British, Australian and Japanese warships quickly sank or neutralised the German cruisers in the Pacific and Indian Oceans at the outbreak of the First World War. That largely removed the need for the New Zealand government to intervene much beyond chartering ships as transports and hospital ships. It waited until January 1917 to ban the press from reporting shipping movements – and even then, only for overseas ships bound for Northern Hemisphere ports.

New Zealand was out of reach of German U-boats, so the only ship to raid local waters was the auxiliary cruiser (converted freighter) SMS Wolf. In June 1917 it seized and sank two ships, the Union Company's Wairuna and an American schooner, off the Kermadec Islands. Mines it laid off the coast later claimed two more vessels. On 18 September 1917 the Port Kembla struck one of Wolf's mines and sank off Cape Farewell, without loss of life. Then on 26 June 1918 the trans-Tasman liner Wimmera sank off Cape Maria Van Diemen with the loss of 26 lives.

The most obvious impact on our waterfronts was a drop in shipping arrivals as Britain rationalised its use of shipping. Late in 1916 a Shipping Controller took over the routing of the more valuable ships, including most ‘Home boats’, since refrigerated cargo liners were scarce. The policy worked. In 1918 the tonnage of overseas ships entering our ports was about half that of four years earlier, though the value of exports actually rose. Clearly, the companies were making better use of resources, even if it displeased many exporters. The expensive refrigerated ships dominated the South American and Australasian runs and were not easy to replace. When the Shipping Controller prioritised the shorter South America-UK run, cargo built up in New Zealand warehouses and farmers complained, since they got paid on delivery to the ship, not the store.

Even trans-Tasman and coastal shipping was rationed, with the Moeraki maintaining a skeleton Tasman service for the Union Company after the Manuka, Maheno, Marama, Maunganui and Ulimaroa were taken up for war service. The smaller harbour boards were unhappy: coasters totalling 181,000 tons had called at Oamaru in 1912; by 1918 the tonnage had dropped to just 70,000.

Recycling Rotten Row’s relics

To fill gaps caused by sinkings and requisitions, several old hulks were pulled from ‘Rotten Row’, rebuilt and returned to service.

One curious revival was the old 1882 dredge Progress, converted into a stationery pontoon by the Oamaru Harbour Board just before the war. In 1916 Port Chalmers shipwrights bought it to convert to a sail trading ship. Later converted again to a steamer, the ship lasted until 1931, when it was wrecked off Wellington.

Every wool season, George H. Scales of Wellington hired a few ships for farmer clients to carry their wool to Europe. When the charter market dried up, he bought three old sailing ships to convert into coal hulks to tide him over the war years.
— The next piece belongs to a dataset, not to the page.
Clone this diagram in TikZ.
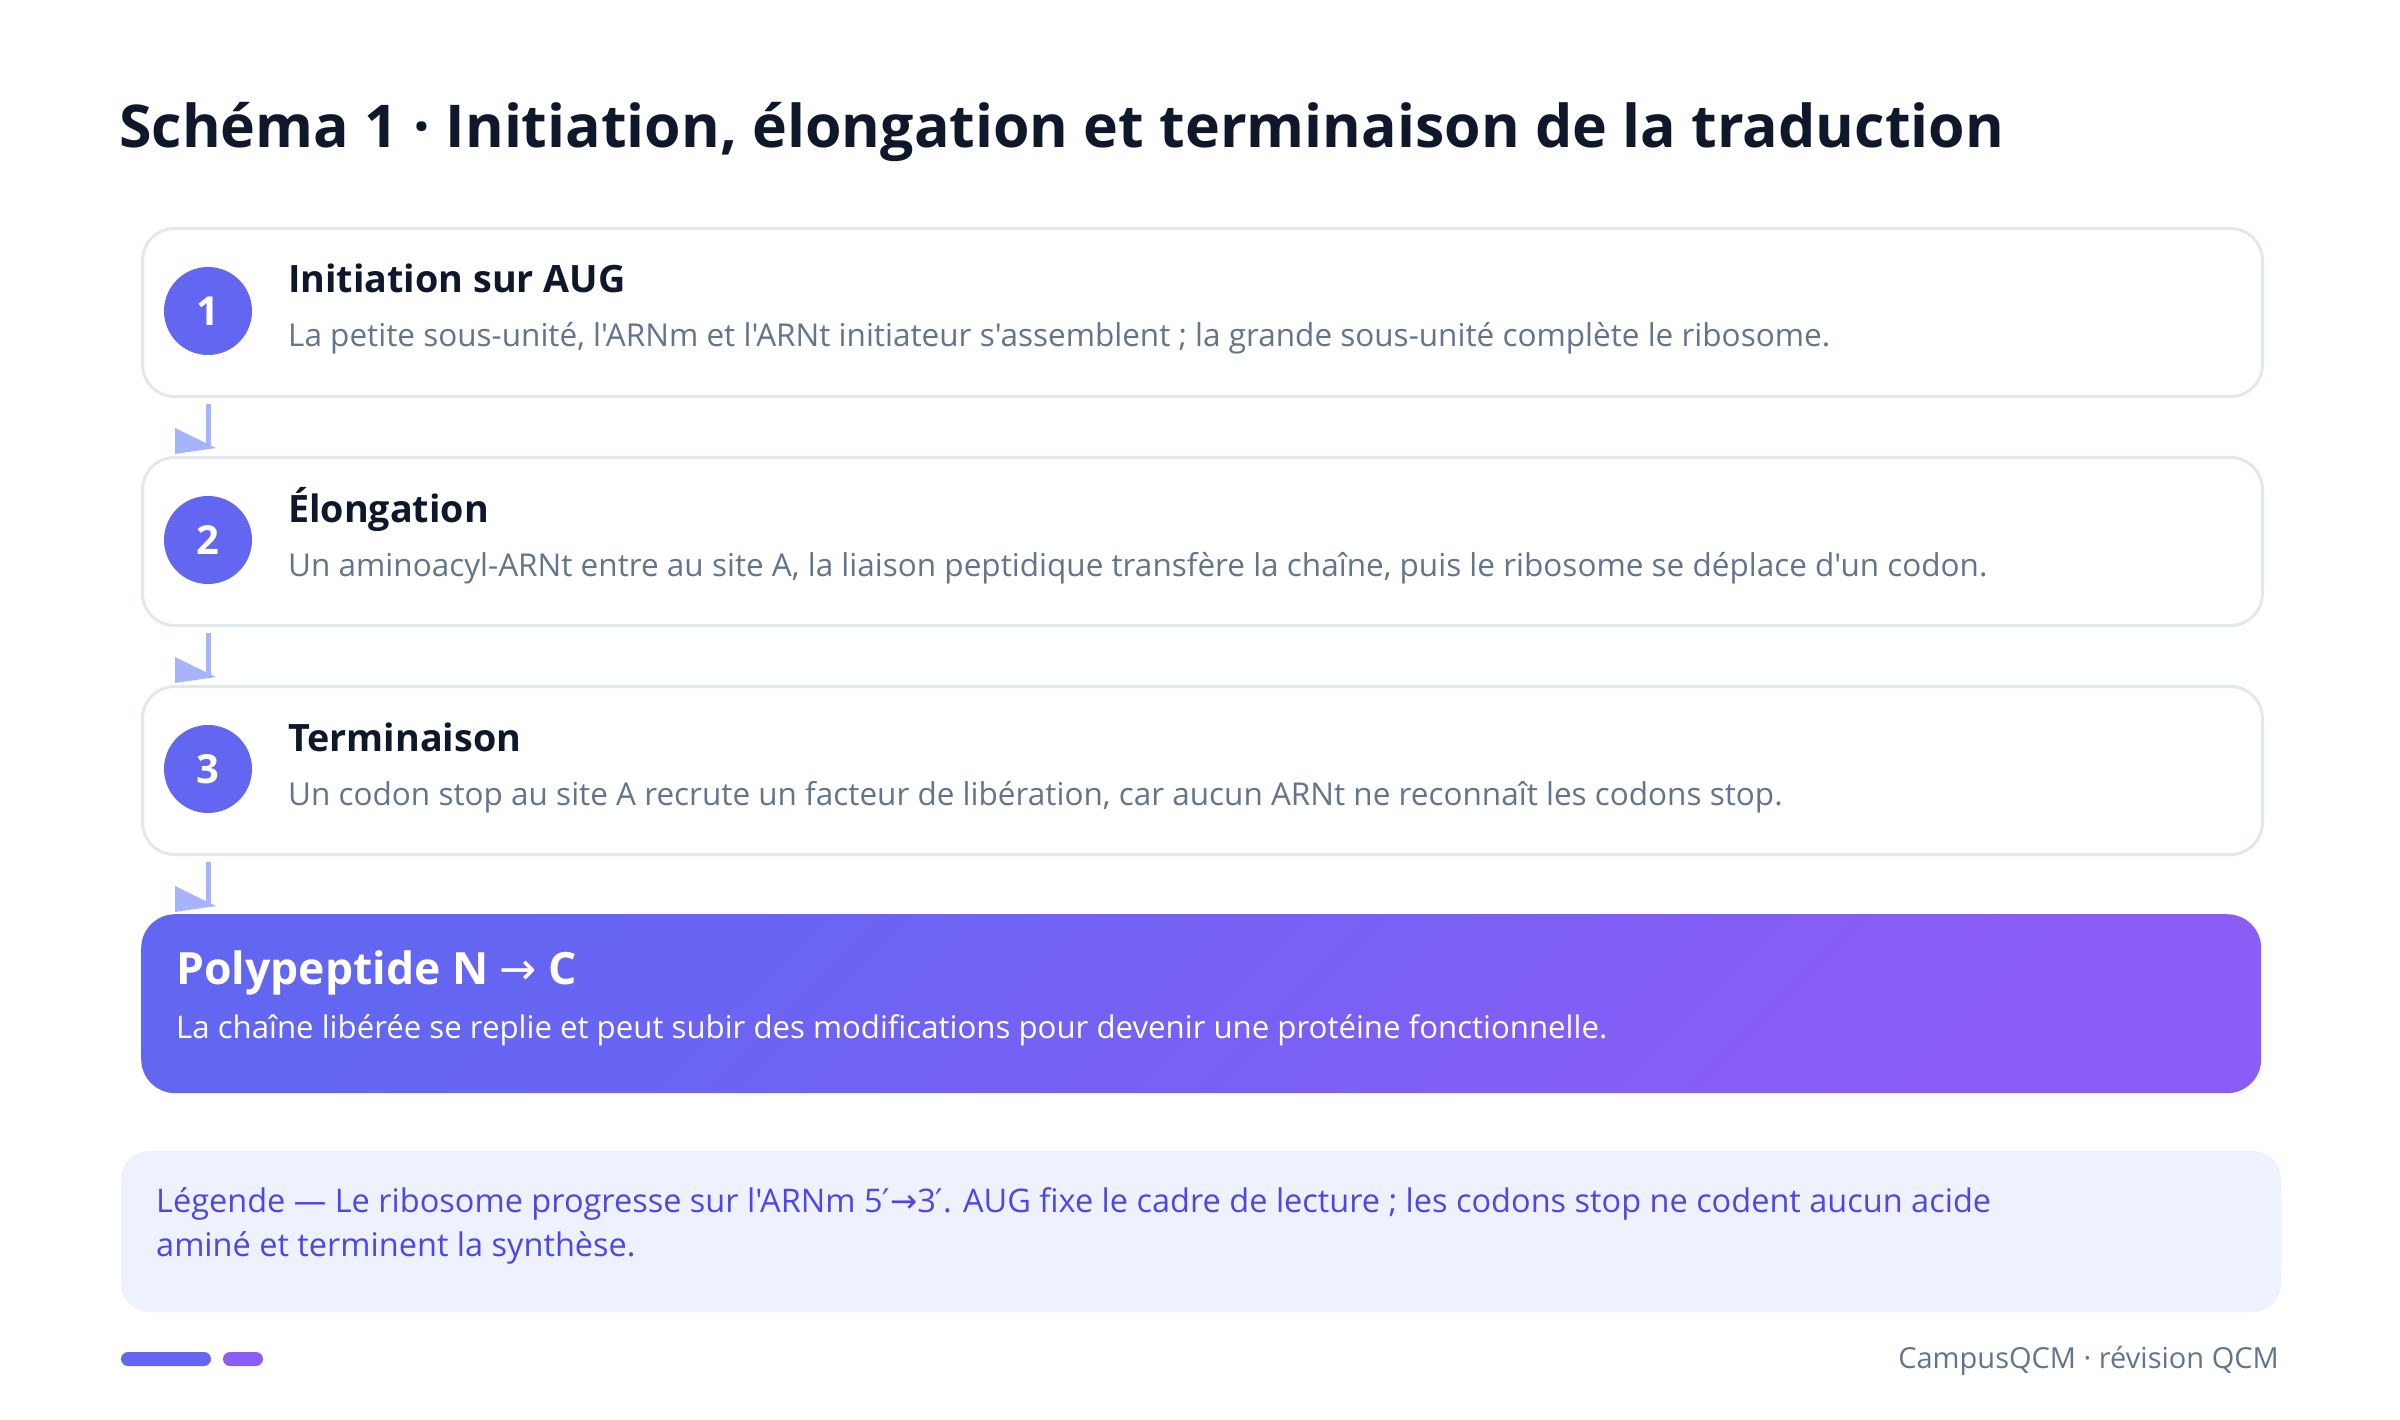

But when a surveyor revealed it would cost as much to strip them as to re-rig them, Scales returned the barques Rona, Louisa Craig (soon renamed Raupo) and the smaller Ysabel to service.

For nearly three years, the Rona and the Raupo carried coal across the Tasman or crossed the Pacific to San Francisco with cargo previously carried by steamers – hemp, flax and kauri gum to the north and cased oil south. The Raupo made five round voyages to San Francisco over the course of two and a half years, introducing many young New Zealand seamen to a vanished way of life.

The demand for tonnage is great … the once despised ‘windjammer’ is in request.

Another ship saved from hulking was the 1866 clipper ship Antiope. When it came to Wellington in 1915 the Otago Iron Rolling Mills Company bought the vessel for deep-sea trading. Reprieved, it initally shipped timber and scrap iron across the Tasman, but later wartime wanderings took it as far afield as Peru and San Francisco. On one run into San Francisco, the Antiope overhauled a modern Japanese passenger liner to enter port 20 minutes ahead of the steamer.